Do you ever wake up some mornings and wonder if the world went crazy during the night?

Yesterday morning on the Today Show, there was a report about a mentally ill woman dying on the waiting room floor of a psychiatric emergency room in New York City. The last hour of her life was caught on the security videotape. Two security guards, a doctor, and a nurse are all seen on the videotape doing nothing to help that woman.

As one commentator on the story stated, “It’s not like she was in a bus terminal. She was in a place where you expect to get help when you need it.”

Today I watched a report on a spree murderer getting caught in the Midwest (8 victims—all seemingly random) and another of a mother being stabbed and killed when she wouldn’t give her keys to a carjacker (her baby was in the car). Two of her children (along with her ex-husband) appeared live on the show, and we were all in tears at the end of that interview—including Meredith Vieira.

Watching the morning programs is not always good for my psyche. Often, what follows the stories of murder and cruelty are stories about Brad and Angelina getting ready for the twins or what hot dog is the best for your upcoming Fourth of July barbecue (which was the case this morning).

It’s enough to give a viewer psychological whiplash.

Life is full of horrible, awful, unfair, cruel, torturous, unthinkable things. Life is full of beautiful, amazing, joy-filled, wondrous, loveable, celebratory things.

It’s a mystery, and some days I don’t know what to do with it.

This was all rolling around in my head this morning as I was driving to work (Life sucks. Life is beautiful.) when my 3-year-old nephew came to my mind. The one with the blond hair, big blue eyes, and the giggle that makes me laugh.
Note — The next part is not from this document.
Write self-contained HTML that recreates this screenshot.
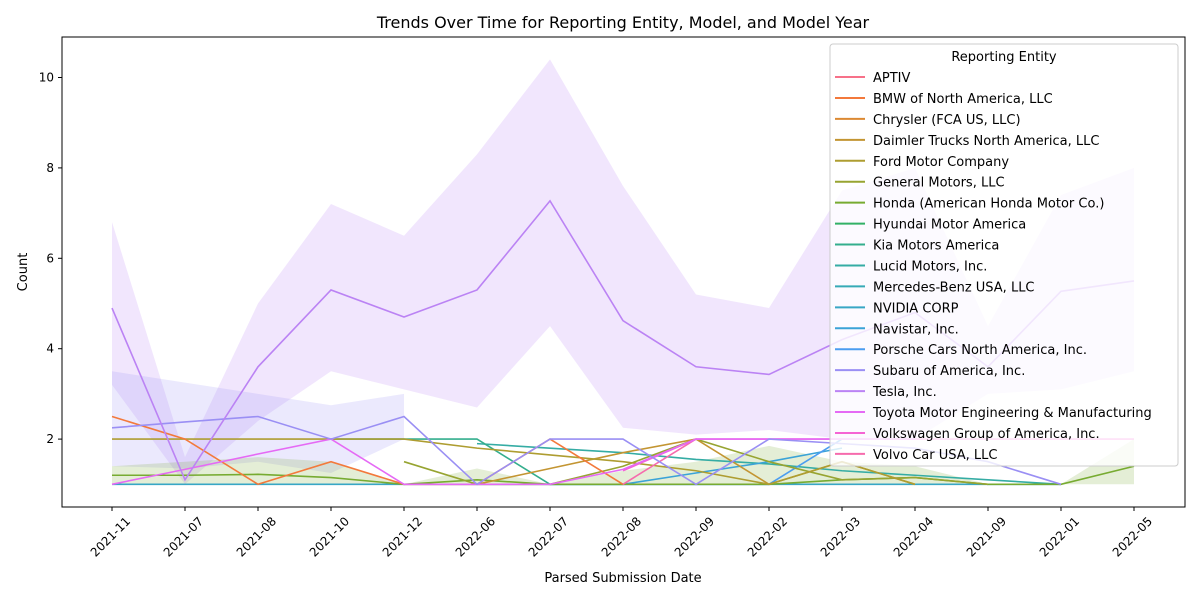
<!DOCTYPE html>
<html><head><meta charset="utf-8"><style>
body{margin:0;background:#fff;font-family:"Liberation Sans","DejaVu Sans",sans-serif}
svg text{font-family:"DejaVu Sans","Liberation Sans",sans-serif}
</style></head><body>
<svg id="c" width="1200" height="600" xmlns="http://www.w3.org/2000/svg"></svg>
<script>
const categories=["2021-11","2021-07","2021-08","2021-10","2021-12","2022-06","2022-07","2022-08","2022-09","2022-02","2022-03","2022-04","2021-09","2022-01","2022-05"];
const yTicks=[2,4,6,8,10];
const entities=["APTIV","BMW of North America, LLC","Chrysler (FCA US, LLC)","Daimler Trucks North America, LLC","Ford Motor Company","General Motors, LLC","Honda (American Honda Motor Co.)","Hyundai Motor America","Kia Motors America","Lucid Motors, Inc.","Mercedes-Benz USA, LLC","NVIDIA CORP","Navistar, Inc.","Porsche Cars North America, Inc.","Subaru of America, Inc.","Tesla, Inc.","Toyota Motor Engineering & Manufacturing","Volkswagen Group of America, Inc.","Volvo Car USA, LLC"];
const colors=["#f77189","#f3793b","#dc8932","#c39532","#ae9d31","#97a431","#77ab31","#32b166","#34ae8d","#35aca4","#36aab6","#38a7c5","#3ba3d7","#4b9df0","#9a8ff4","#bb83f4","#e56af5","#f564d4","#f66bad"];
const N=null;
const teslaVals=[4.9,1.1,3.6,5.3,4.7,5.3,7.27,4.62,3.6,3.43,4.2,4.8,3.6,5.27,5.5];
const teslaLo=[3.2,1.0,2.4,3.5,3.1,2.7,4.5,2.25,2.1,2.2,2.0,2.0,3.0,3.1,3.5];
const teslaHi=[6.8,1.6,5.0,7.2,6.5,8.3,10.4,7.6,5.2,4.9,7.5,8.0,4.5,7.4,8.0];
const subaruVals=[2.25,2.38,2.5,2.0,2.5,1.0,2.0,2.0,1.0,2.0,1.9,1.8,1.5,1.0,N];
const subaruLo=[1.4,1.35,1.5,1.25,2.0,N,N,N,N,N,N,N,N,N,N];
const subaruHi=[3.5,3.25,3.0,2.75,3.0,N,N,N,N,N,N,N,N,N,N];
const hondaVals=[1.2,1.2,1.22,1.15,1.0,1.1,1.0,1.0,1.0,1.0,1.1,1.15,1.0,1.0,1.4];
const hondaLo=[1.0,1.0,1.0,1.0,1.0,1.0,1.0,1.0,1.0,1.0,1.0,1.0,1.0,1.0,1.0];
const hondaHi=[1.4,1.5,1.6,1.5,1.0,1.35,1.0,1.3,1.5,1.85,1.5,1.4,1.0,1.0,2.0];
const bmwVals=[2.5,2.0,1.0,1.5,1.0,1.0,2.0,1.0,N,N,N,N,N,N,N];
const fordVals=[2,2,2,2,2,1.8,1.65,1.5,1.3,1.0,1.5,1.0,N,N,N];
const gmVals=[N,N,N,N,1.5,1.0,1.0,1.4,2.0,1.5,1.1,1.15,1.0,N,N];
const daimlerVals=[N,N,N,N,N,1.0,1.35,1.7,2.0,1.0,1.5,1.0,N,N,N];
const kiaVals=[N,N,N,2,2,2,1.0,1.0,N,N,N,N,N,N,N];
const lucidVals=[N,N,N,N,N,1.9,1.8,1.7,1.55,1.45,1.3,1.2,1.1,1.0,N];
const baseVals=[1,1,1,1,1,1,1,1,1,1,1,1,1,1,N];
const navistarVals=[N,N,N,N,N,N,1.0,1.0,1.25,1.5,1.8,N,N,N,N];
const porscheVals=[N,N,N,N,N,N,N,1.0,1.0,1.0,2.0,N,N,N,N];
const toyotaVals=[1,1.33,1.67,2,1,1,1,1.33,2,2,2,2,N,N,2];
const vwVals=[N,N,N,N,N,N,N,1.3,2.0,2.0,2.0,2.0,2.0,2.0,2.0];
const volvoVals=[N,N,N,N,N,N,N,1.0,2.0,N,N,N,N,N,N];

const svg=document.getElementById('c');const NS="http://www.w3.org/2000/svg";
const X0=112,DX=73,Y0=529.5,DY=45.2;
const xs=i=>X0+DX*i, ys=v=>Y0-DY*v;
function el(t,a,p){const e=document.createElementNS(NS,t);for(const k in a)e.setAttribute(k,a[k]);(p||svg).appendChild(e);return e;}
function txt(s,a,p){const e=el('text',a,p);e.textContent=s;return e;}
const clip=el('clipPath',{id:'cl'});el('rect',{x:62,y:37,width:1123,height:470},clip);
const plot=el('g',{'clip-path':'url(#cl)'});


function band(lo,hi,col,op,name){const idx=[];lo.forEach((v,i)=>{if(v!==null&&hi[i]!==null)idx.push(i)});
 const pts=idx.map(i=>xs(i)+','+ys(hi[i])).concat(idx.slice().reverse().map(i=>xs(i)+','+ys(lo[i])));
 const p=el('polygon',{points:pts.join(' '),fill:col,'fill-opacity':op},plot);
 
 }
function line(vals,col,name){let d='';let pen=false;vals.forEach((v,i)=>{if(v===null){pen=false;return;}d+=(pen?'L':'M')+xs(i)+' '+ys(v)+' ';pen=true;});
 const p=el('path',{d:d,fill:'none',stroke:col,'stroke-width':1.6},plot);
 
 }
band(teslaLo,teslaHi,colors[15],0.2,'tesla-ci-band');
band(subaruLo,subaruHi,colors[14],0.2,'subaru-ci-band');
band(hondaLo,hondaHi,colors[6],0.2,'honda-ci-band');
line(baseVals,colors[11],'baseline-series-line');
line(lucidVals,colors[9],'lucid-line');
line(kiaVals,colors[8],'kia-line');
line(navistarVals,colors[12],'navistar-line');
line(porscheVals,colors[13],'porsche-line');
line(hondaVals,colors[6],'honda-line');
line(gmVals,colors[5],'gm-line');
line(daimlerVals,colors[3],'daimler-line');
line(fordVals,colors[4],'ford-line');
line(bmwVals,colors[1],'bmw-line');
line(volvoVals,colors[18],'volvo-line');
line(vwVals,colors[17],'volkswagen-line');
line(toyotaVals,colors[16],'toyota-line');
line(subaruVals,colors[14],'subaru-line');
line(teslaVals,colors[15],'tesla-line');
const frame=el('rect',{x:62,y:37,width:1123,height:470,fill:'none',stroke:'#000','stroke-width':1});


yTicks.forEach(v=>{el('line',{x1:58,x2:62,y1:ys(v),y2:ys(v),stroke:'#000'});
 const t=txt(v,{x:54,y:ys(v)+4,'text-anchor':'end','font-size':12});
 
 });
categories.forEach((c,i)=>{el('line',{x1:xs(i),x2:xs(i),y1:507,y2:511,stroke:'#000'});
 const ax=xs(i)+19, ay=522;
 const t=txt(c,{x:ax,y:ay,'text-anchor':'end','font-size':12,transform:`rotate(-45 ${ax} ${ay})`});
 
 });
const ti=txt('Trends Over Time for Reporting Entity, Model, and Model Year',{x:623,y:28,'text-anchor':'middle','font-size':16});


const xl=txt('Parsed Submission Date',{x:623,y:582,'text-anchor':'middle','font-size':13});


const yl=txt('Count',{x:27,y:272,'text-anchor':'middle','font-size':13,transform:'rotate(-90 27 272)'});


const lg=el('g',{});


el('rect',{x:830,y:44,width:348,height:422,rx:3,fill:'#fff','fill-opacity':0.8,stroke:'#ccc'},lg);
txt('Reporting Entity',{x:1004,y:61,'text-anchor':'middle','font-size':13},lg);
entities.forEach((n,i)=>{const y=77+20.94*i;const g=el('g',{},lg);
 
 
 el('line',{x1:835,x2:865,y1:y,y2:y,stroke:colors[i],'stroke-width':2},g);
 txt(n,{x:873,y:y+5,'font-size':13},g);});
</script></body></html>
The one who calls me Aunt Barbie and tried to convince me on the phone last night that it was his birthday, not his mommy’s (which wasn’t true, by the way). The one who would declare a national holiday for doughnuts, if he were ever elected President.

And it made me smile.

I didn’t solve anything. I didn’t figure anything out. And I didn’t necessarily feel any better about all the horrible things I had heard about the last couple of days.

But that little dude gives me hope.

 I can live with a whole lot of mystery if I have hope.

 

Comments

Hi Barb,

What heavy thoughts to carry so early in the morning! Maybe you should be watching old episodes of the Brady Bunch or Leave it to Beaver. :-)

But seriously, living without hope is the tragedy. It's the reason we have so many aweful things happen.

Hope carries us to great places. Thanks for the reminder to pray for those who have no hope.

I hope you have sweet dreams tonight. :-)

Hey, Teresa--

Believe me, there are many mornings when I think, "I should just turn the TODAY show off." :)

Hope does carry us to great places! Thanks for that lovely thought.

Barb

i loved this blog, Barb! i think the only way people can live a good life is with hope. and embracing it, clinging to it. you take it away and you don't have anything.

So very true, Abby!

And I'm grateful for the reminders of hope God puts in my life.